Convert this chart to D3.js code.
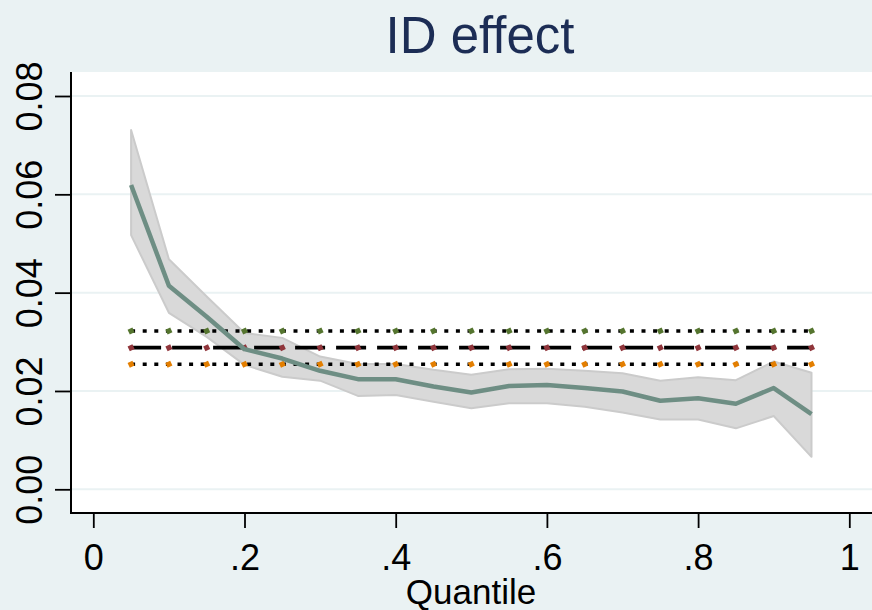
<!DOCTYPE html>
<html>
<head>
<meta charset="utf-8">
<script src="https://cdn.jsdelivr.net/npm/d3@7"></script>
<style>
  html, body { margin: 0; padding: 0; background: #eaf2f3; }
  svg { display: block; }
  text { font-family: "Liberation Sans", Arial, Helvetica, sans-serif; }
</style>
</head>
<body>
<svg id="chart" width="872" height="610"></svg>
<script>
// Quantile grid of the estimates
const quantiles = [0.05, 0.10, 0.15, 0.20, 0.25, 0.30, 0.35, 0.40, 0.45, 0.50,
                   0.55, 0.60, 0.65, 0.70, 0.75, 0.80, 0.85, 0.90, 0.95];
// Quantile-regression coefficient of ID
const coef   = [0.0619, 0.0414, 0.0351, 0.0285, 0.0266, 0.0241, 0.0224, 0.0224, 0.0209, 0.0197,
                0.0210, 0.0212, 0.0206, 0.0199, 0.0180, 0.0185, 0.0174, 0.0206, 0.0153];
// 95% confidence bounds
const ciHigh = [0.0731, 0.0468, 0.0392, 0.0318, 0.0308, 0.0270, 0.0255, 0.0255, 0.0243, 0.0233,
                0.0244, 0.0245, 0.0241, 0.0236, 0.0221, 0.0228, 0.0222, 0.0260, 0.0237];
const ciLow  = [0.0517, 0.0359, 0.0310, 0.0253, 0.0229, 0.0221, 0.0190, 0.0192, 0.0178, 0.0165,
                0.0175, 0.0175, 0.0168, 0.0156, 0.0142, 0.0142, 0.0124, 0.0149, 0.0066];
// OLS estimate and its confidence bounds (constant across quantiles)
const olsCoef = 0.02881;
const olsHigh = 0.03220;
const olsLow  = 0.02543;

const xTicks = [0, 0.2, 0.4, 0.6, 0.8, 1];
const xTickLabels = ["0", ".2", ".4", ".6", ".8", "1"];
const yTicks = [0, 0.02, 0.04, 0.06, 0.08];
const yTickLabels = ["0.00", "0.02", "0.04", "0.06", "0.08"];

const titleText = "ID effect";
const xTitle = "Quantile";

const svg = d3.select("#chart");
const W = 872, H = 610;
const plot = { left: 71, right: 872, top: 72, bottom: 513 };

const x = d3.scaleLinear().domain([0, 1]).range([93.3, 849.3]);
const y = d3.scaleLinear().domain([0, 0.08]).range([489.3, 96]);

// Graph region background
svg.append("rect").attr("width", W).attr("height", H).attr("fill", "#eaf2f3");
// Plot region
svg.append("rect")
  .attr("x", plot.left).attr("y", plot.top)
  .attr("width", plot.right - plot.left).attr("height", plot.bottom - plot.top)
  .attr("fill", "#ffffff");

// Horizontal grid lines
svg.append("g").selectAll("line").data(yTicks).join("line")
  .attr("x1", plot.left).attr("x2", plot.right)
  .attr("y1", d => y(d)).attr("y2", d => y(d))
  .attr("stroke", "#eaf2f3").attr("stroke-width", 2);

const rows = quantiles.map((q, i) => ({ q, b: coef[i], hi: ciHigh[i], lo: ciLow[i] }));

// Confidence band
svg.append("path").datum(rows)
  .attr("d", d3.area().x(d => x(d.q)).y0(d => y(d.lo)).y1(d => y(d.hi)))
  .attr("fill", "#d9d9d9").attr("stroke", "#cbcbcb").attr("stroke-width", 2)
  .attr("stroke-linejoin", "round");

// OLS reference lines with markers
const refLines = [
  { v: olsHigh, dash: "4,7.6", color: "#55752f" },
  { v: olsCoef, dash: "30,11", color: "#90353b" },
  { v: olsLow,  dash: "4,7.6", color: "#e37e00" }
];
const flat = d3.line().x(d => x(d.q)).y(d => y(d.v));
refLines.forEach(r => {
  const pts = quantiles.map(q => ({ q, v: r.v }));
  svg.append("path").datum(pts)
    .attr("d", flat)
    .attr("fill", "none").attr("stroke", "#000")
    .attr("stroke-width", 3.6).attr("stroke-dasharray", r.dash);
  svg.append("g").selectAll("path").data(pts).join("path")
    .attr("d", d3.symbol(d3.symbolDiamond2, 36))
    .attr("transform", d => `translate(${x(d.q)},${y(d.v)}) rotate(20)`)
    .attr("fill", r.color);
});

// Point estimates
svg.append("path").datum(rows)
  .attr("d", d3.line().x(d => x(d.q)).y(d => y(d.b)))
  .attr("fill", "none").attr("stroke", "#6e8e84").attr("stroke-width", 4.5)
  .attr("stroke-linejoin", "round");

// Y axis
const yAxis = svg.append("g")
  .attr("transform", `translate(${plot.left},0)`)
  .call(d3.axisLeft(y).tickValues(yTicks).tickSize(16)
        .tickFormat((d, i) => yTickLabels[i]));
yAxis.select(".domain").remove();
yAxis.selectAll(".tick line").attr("stroke", "#000").attr("stroke-width", 1.8);
yAxis.selectAll(".tick text")
  .attr("x", 0).attr("y", 0).attr("dy", 0)
  .attr("transform", "translate(-29,0) rotate(-90)")
  .attr("text-anchor", "middle")
  .attr("font-size", 36).attr("fill", "#000");
svg.append("line")
  .attr("x1", plot.left).attr("x2", plot.left)
  .attr("y1", plot.top).attr("y2", plot.bottom + 1)
  .attr("stroke", "#000").attr("stroke-width", 2);

// X axis
const xAxis = svg.append("g")
  .attr("transform", `translate(0,${plot.bottom})`)
  .call(d3.axisBottom(x).tickValues(xTicks).tickSize(15)
        .tickFormat((d, i) => xTickLabels[i]));
xAxis.select(".domain").remove();
xAxis.selectAll(".tick line").attr("stroke", "#000").attr("stroke-width", 1.8);
xAxis.selectAll(".tick text")
  .attr("y", 57).attr("dy", 0)
  .attr("font-size", 36).attr("fill", "#000");
svg.append("line")
  .attr("x1", plot.left - 1).attr("x2", plot.right)
  .attr("y1", plot.bottom).attr("y2", plot.bottom)
  .attr("stroke", "#000").attr("stroke-width", 2);

// Titles
svg.append("text")
  .attr("x", 480).attr("y", 53)
  .attr("text-anchor", "middle")
  .attr("font-size", 51).attr("fill", "#1c2d55")
  .text(titleText);
svg.append("text")
  .attr("x", 471).attr("y", 604)
  .attr("text-anchor", "middle")
  .attr("font-size", 35).attr("fill", "#000")
  .text(xTitle);
</script>
</body>
</html>
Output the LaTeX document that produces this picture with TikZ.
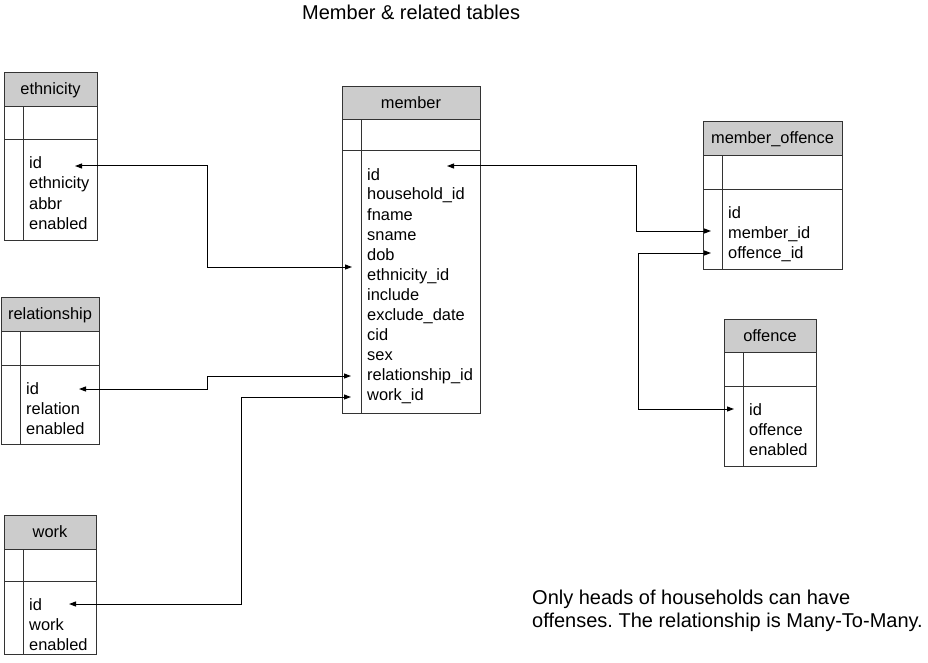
\documentclass[tikz,border=0pt]{standalone}
\usepackage{fontspec}
\setmainfont{Liberation Sans}
\usetikzlibrary{arrows.meta}
\frenchspacing

% #1 name, #2 left, #3 top, #4 right, #5 bottom, #6 header bottom, #7 key row bottom, #8 title, #9 fields
\newcommand{\dbtable}[9]{%
  \fill[gray!40] (#2,#3) rectangle (#4,#6);
  \draw[tableline] (#2,#3) rectangle (#4,#5);
  \draw[tableline] (#2,#6) -- (#4,#6);
  \draw[tableline] (#2,#7) -- (#4,#7);
  \draw[tableline] (#2+19,#6) -- (#2+19,#5);
  \node[headtext] (#1) at ({(#2+#4)/2},#3+22) {#8};
  \foreach \f [count=\k] in {#9}
    \node[fieldtext] (#1-\k) at (#2+25,#7+9+20*\k) {\f};
}

\begin{document}
\begin{tikzpicture}[x=1pt, y=-1pt,
    tableline/.style={draw=black!80, line width=1pt},
    headtext/.style={anchor=base, inner sep=0pt, font=\fontsize{16.4}{20}\selectfont},
    fieldtext/.style={anchor=base west, inner sep=0pt, font=\fontsize{16.4}{20}\selectfont},
    plaintext/.style={inner sep=0pt, font=\fontsize{20}{23}\selectfont},
    link/.style={{Triangle[length=7pt,width=5pt]}-{Triangle[length=7pt,width=5pt]}, line width=1pt}]

        \useasboundingbox (0,0) rectangle (928,663);

        \node[plaintext, anchor=base west] (title) at (302,20) {Member \& related tables};

        \dbtable{ethnicity}{4}{73}{97}{240}{107}{140}{ethnicity}{id,ethnicity,abbr,enabled}
        \dbtable{member}{342}{87}{480}{413}{120}{151}{member}{id,household\_id,fname,sname,dob,ethnicity\_id,include,exclude\_date,cid,sex,relationship\_id,work\_id}
        \dbtable{memberoffence}{703}{122}{842}{269}{156}{189}{member\_offence}{id,member\_id,offence\_id}
        \dbtable{offence}{724}{319}{816}{466}{352}{386}{offence}{id,offence,enabled}
        \dbtable{relationship}{1}{297}{99}{444}{331}{365}{relationship}{id,relation,enabled}
        \dbtable{work}{4}{515}{96}{654}{549}{581}{work}{id,work,enabled}

        \node[plaintext, anchor=north west, align=left] (note) at (532,590)
            {Only heads of households can have\\offenses. The relationship is Many-To-Many.};

        \coordinate (eth-id) at (75,166);
        \coordinate (mem-eth) at (352,267);
        \coordinate (mem-id) at (447,166);
        \coordinate (mo-mem) at (711,231);
        \coordinate (mo-off) at (711,253);
        \coordinate (off-id) at (734,409);
        \coordinate (rel-id) at (79,389);
        \coordinate (mem-rel) at (351,376);
        \coordinate (mem-work) at (351,397);
        \coordinate (work-id) at (69,604);

        \draw[link] (eth-id) -- ++(132,0) |- (mem-eth);
        \draw[link] (mem-id) -- ++(189,0) |- (mo-mem);
        \draw[link] (mo-off) -- ++(-73,0) |- (off-id);
        \draw[link] (rel-id) -- ++(128,0) |- (mem-rel);
        \draw[link] (mem-work) -- ++(-110,0) |- (work-id);
    \end{tikzpicture}
\end{document}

______

- REQUIRED TASK
Skip the pictures, please, and transcribe only the lines from the beginning of the material through the one that contains "72, bottom: 513".

- OUTPUT BELOW
Convert this chart to D3.js code.
<!DOCTYPE html>
<html>
<head>
<meta charset="utf-8">
<script src="https://cdn.jsdelivr.net/npm/d3@7"></script>
<style>
  html, body { margin: 0; padding: 0; background: #eaf2f3; }
  svg { display: block; }
  text { font-family: "Liberation Sans", Arial, Helvetica, sans-serif; }
</style>
</head>
<body>
<svg id="chart" width="872" height="610"></svg>
<script>
// Quantile grid of the estimates
const quantiles = [0.05, 0.10, 0.15, 0.20, 0.25, 0.30, 0.35, 0.40, 0.45, 0.50,
                   0.55, 0.60, 0.65, 0.70, 0.75, 0.80, 0.85, 0.90, 0.95];
// Quantile-regression coefficient of ID
const coef   = [0.0619, 0.0414, 0.0351, 0.0285, 0.0266, 0.0241, 0.0224, 0.0224, 0.0209, 0.0197,
                0.0210, 0.0212, 0.0206, 0.0199, 0.0180, 0.0185, 0.0174, 0.0206, 0.0153];
// 95% confidence bounds
const ciHigh = [0.0731, 0.0468, 0.0392, 0.0318, 0.0308, 0.0270, 0.0255, 0.0255, 0.0243, 0.0233,
                0.0244, 0.0245, 0.0241, 0.0236, 0.0221, 0.0228, 0.0222, 0.0260, 0.0237];
const ciLow  = [0.0517, 0.0359, 0.0310, 0.0253, 0.0229, 0.0221, 0.0190, 0.0192, 0.0178, 0.0165,
                0.0175, 0.0175, 0.0168, 0.0156, 0.0142, 0.0142, 0.0124, 0.0149, 0.0066];
// OLS estimate and its confidence bounds (constant across quantiles)
const olsCoef = 0.02881;
const olsHigh = 0.03220;
const olsLow  = 0.02543;

const xTicks = [0, 0.2, 0.4, 0.6, 0.8, 1];
const xTickLabels = ["0", ".2", ".4", ".6", ".8", "1"];
const yTicks = [0, 0.02, 0.04, 0.06, 0.08];
const yTickLabels = ["0.00", "0.02", "0.04", "0.06", "0.08"];

const titleText = "ID effect";
const xTitle = "Quantile";

const svg = d3.select("#chart");
const W = 872, H = 610;
const plot = { left: 71, right: 872, top: 72, bottom: 513 };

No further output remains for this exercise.